The Contemplative Exercise of an Artist
My unauthoritative psychological assessment is that pilots share a common personality trait: We like the interdisciplinary relationship between the science and art of flying. We enjoy merging the distinctly different and sometimes contrasting disciplines and enjoy the multi-faceted gratification of flying an airplane: the preparation, planning, scheduling, decision making, responsibility, coupled with the artful execution and finally, the completion of the mission. Oftentimes, in fact, we enjoy the completion component the most; the “post-flight pause” while closing the hangar door. Sometimes we are covertly grateful, like Gus Grissom, to have not “screwed the pooch,” especially if we got away with a mistake that could have been costly. We gaze at the machine in gratitude, knowing that it is the one that performed the real work, as it once again overlooked our minor mistakes in the execution of a sometimes complex and demanding flight.

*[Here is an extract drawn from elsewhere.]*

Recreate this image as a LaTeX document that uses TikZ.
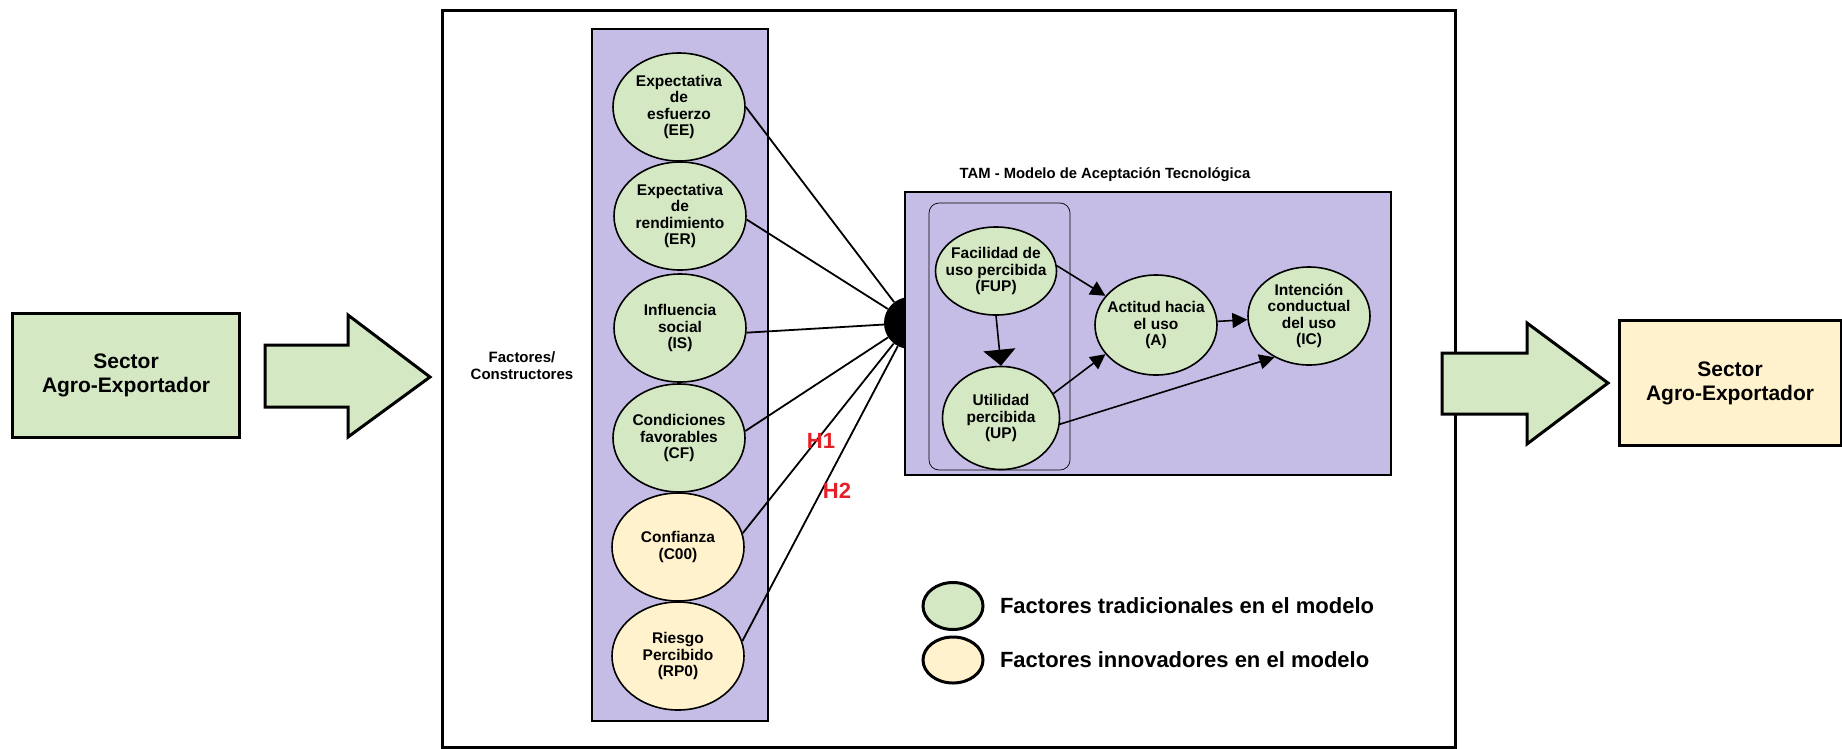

We admire its form and function, engines crackling, imagining that our machine is resting, like a horse after a run, the artistic creation that facilitates our flight. Maybe we say a word or two of admiration to the airplane out loud. Just as we mumble to our golf ball, the fish in a lake and to ourselves during a checklist. Let non-pilots believe that it’s the contemplative exercise of an artist.
To sit back hoping that someday, someway, someone will make things right is to go on feeding the crocodile, hoping he will eat you last – but eat you he will.
– Ronald Reagan
Many in GA have not been flying much lately. Remember, it’s okay to fly for enjoyment, to take advantage of the freedom, control and efficiency. We need not be ashamed and our motives need not be cryptic. Failing to exercise and defend our freedom of flight is hoping that regulators, insurers and the tax-man will eat us last – but eat us they will. Shall we demonstrate our commitment to GA and fly somewhere just because we can, while we still can? A couple-thousand-dollar pancake breakfast or a hamburger for lunch, a fishing excursion, a skiing trip or dinner in another country? For those in my neck of the woods, how about finding somewhere warm to play golf? Hire a crew if you want, but good luck separating your heart from the machine and your head from piloting. But no matter where you sit in the airplane, it’s better than being eaten.